• WHAT NEEDS TO BE DONE: Leave out the pictures, and retype only the lines from the beginning of the material through the line that contains "from bokeh.core.properties import value", including both.

###

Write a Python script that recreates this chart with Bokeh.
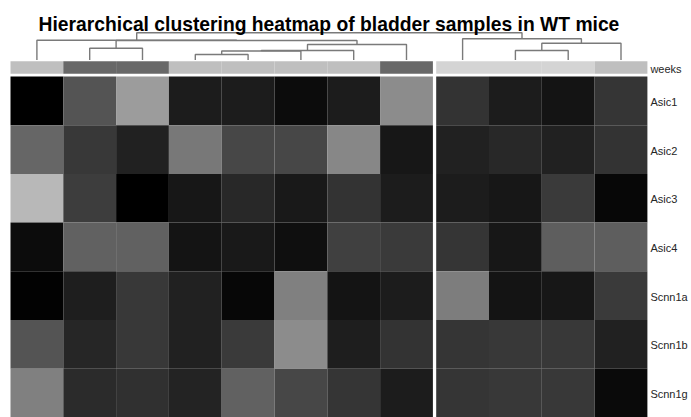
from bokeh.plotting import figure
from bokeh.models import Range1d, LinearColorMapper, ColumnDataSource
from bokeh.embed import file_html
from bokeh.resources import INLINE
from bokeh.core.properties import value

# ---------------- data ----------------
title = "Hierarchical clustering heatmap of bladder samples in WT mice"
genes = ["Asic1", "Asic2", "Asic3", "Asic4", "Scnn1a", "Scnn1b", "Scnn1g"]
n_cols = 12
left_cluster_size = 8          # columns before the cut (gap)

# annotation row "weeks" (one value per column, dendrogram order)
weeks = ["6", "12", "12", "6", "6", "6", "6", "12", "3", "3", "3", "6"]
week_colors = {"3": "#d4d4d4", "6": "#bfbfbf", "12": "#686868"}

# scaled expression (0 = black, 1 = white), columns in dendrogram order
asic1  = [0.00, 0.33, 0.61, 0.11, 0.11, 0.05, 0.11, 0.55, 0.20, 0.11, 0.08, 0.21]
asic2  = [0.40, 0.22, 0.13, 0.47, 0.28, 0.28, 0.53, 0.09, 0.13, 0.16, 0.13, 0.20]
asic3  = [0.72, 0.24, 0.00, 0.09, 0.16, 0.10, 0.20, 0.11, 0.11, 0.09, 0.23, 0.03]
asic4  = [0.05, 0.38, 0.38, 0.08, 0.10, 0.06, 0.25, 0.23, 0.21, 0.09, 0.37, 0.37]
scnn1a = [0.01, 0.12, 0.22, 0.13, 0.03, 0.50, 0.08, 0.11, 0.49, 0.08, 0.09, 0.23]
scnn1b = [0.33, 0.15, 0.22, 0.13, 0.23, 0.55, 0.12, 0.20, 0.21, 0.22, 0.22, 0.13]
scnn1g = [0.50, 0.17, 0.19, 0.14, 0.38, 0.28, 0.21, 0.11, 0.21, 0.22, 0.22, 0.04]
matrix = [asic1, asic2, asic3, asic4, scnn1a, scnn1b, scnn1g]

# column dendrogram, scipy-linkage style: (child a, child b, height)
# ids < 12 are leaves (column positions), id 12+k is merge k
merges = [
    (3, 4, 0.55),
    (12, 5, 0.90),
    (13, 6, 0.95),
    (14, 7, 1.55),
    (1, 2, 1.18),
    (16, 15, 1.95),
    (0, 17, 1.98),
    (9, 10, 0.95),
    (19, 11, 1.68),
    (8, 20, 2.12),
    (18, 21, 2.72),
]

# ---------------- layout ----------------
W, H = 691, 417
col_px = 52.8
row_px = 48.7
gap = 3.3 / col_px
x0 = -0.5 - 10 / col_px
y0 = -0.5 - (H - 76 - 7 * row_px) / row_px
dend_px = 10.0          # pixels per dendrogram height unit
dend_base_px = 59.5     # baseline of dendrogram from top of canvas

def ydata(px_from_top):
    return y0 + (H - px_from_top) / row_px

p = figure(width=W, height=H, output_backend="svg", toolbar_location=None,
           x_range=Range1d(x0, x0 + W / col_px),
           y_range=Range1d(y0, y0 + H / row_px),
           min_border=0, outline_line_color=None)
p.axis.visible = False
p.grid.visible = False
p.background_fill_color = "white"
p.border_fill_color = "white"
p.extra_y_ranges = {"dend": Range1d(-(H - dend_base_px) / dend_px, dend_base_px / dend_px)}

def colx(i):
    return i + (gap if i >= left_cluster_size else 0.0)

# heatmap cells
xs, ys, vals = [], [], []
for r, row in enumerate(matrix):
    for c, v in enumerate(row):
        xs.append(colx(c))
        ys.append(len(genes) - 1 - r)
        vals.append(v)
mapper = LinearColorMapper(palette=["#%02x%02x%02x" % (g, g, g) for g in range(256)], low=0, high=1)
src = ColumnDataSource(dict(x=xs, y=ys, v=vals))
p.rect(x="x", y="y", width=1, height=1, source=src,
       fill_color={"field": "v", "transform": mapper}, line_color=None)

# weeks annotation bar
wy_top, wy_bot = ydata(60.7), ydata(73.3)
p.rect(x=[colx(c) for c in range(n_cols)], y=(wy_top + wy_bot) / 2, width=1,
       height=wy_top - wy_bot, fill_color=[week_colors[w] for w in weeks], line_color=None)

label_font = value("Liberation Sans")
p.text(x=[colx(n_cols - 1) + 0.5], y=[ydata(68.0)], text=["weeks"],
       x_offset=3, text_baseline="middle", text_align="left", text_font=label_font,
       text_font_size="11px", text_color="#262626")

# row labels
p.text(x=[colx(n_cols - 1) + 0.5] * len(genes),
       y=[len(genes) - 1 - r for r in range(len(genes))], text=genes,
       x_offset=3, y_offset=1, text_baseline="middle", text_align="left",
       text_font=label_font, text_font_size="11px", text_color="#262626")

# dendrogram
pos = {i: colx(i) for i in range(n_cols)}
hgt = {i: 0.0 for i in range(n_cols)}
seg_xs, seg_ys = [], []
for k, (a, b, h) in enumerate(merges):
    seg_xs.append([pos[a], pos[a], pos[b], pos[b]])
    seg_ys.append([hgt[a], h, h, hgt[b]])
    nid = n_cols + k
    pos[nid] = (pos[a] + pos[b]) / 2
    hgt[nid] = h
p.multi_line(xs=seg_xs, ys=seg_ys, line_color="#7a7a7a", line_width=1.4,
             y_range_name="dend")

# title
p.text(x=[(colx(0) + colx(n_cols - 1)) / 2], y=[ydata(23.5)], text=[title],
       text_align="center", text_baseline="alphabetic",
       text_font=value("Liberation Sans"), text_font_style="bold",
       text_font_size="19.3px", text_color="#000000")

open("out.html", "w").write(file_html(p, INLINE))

###

• WRITTEN ANSWER:
Write a Python script that recreates this chart with Bokeh.
from bokeh.plotting import figure
from bokeh.models import Range1d, LinearColorMapper, ColumnDataSource
from bokeh.embed import file_html
from bokeh.resources import INLINE
from bokeh.core.properties import value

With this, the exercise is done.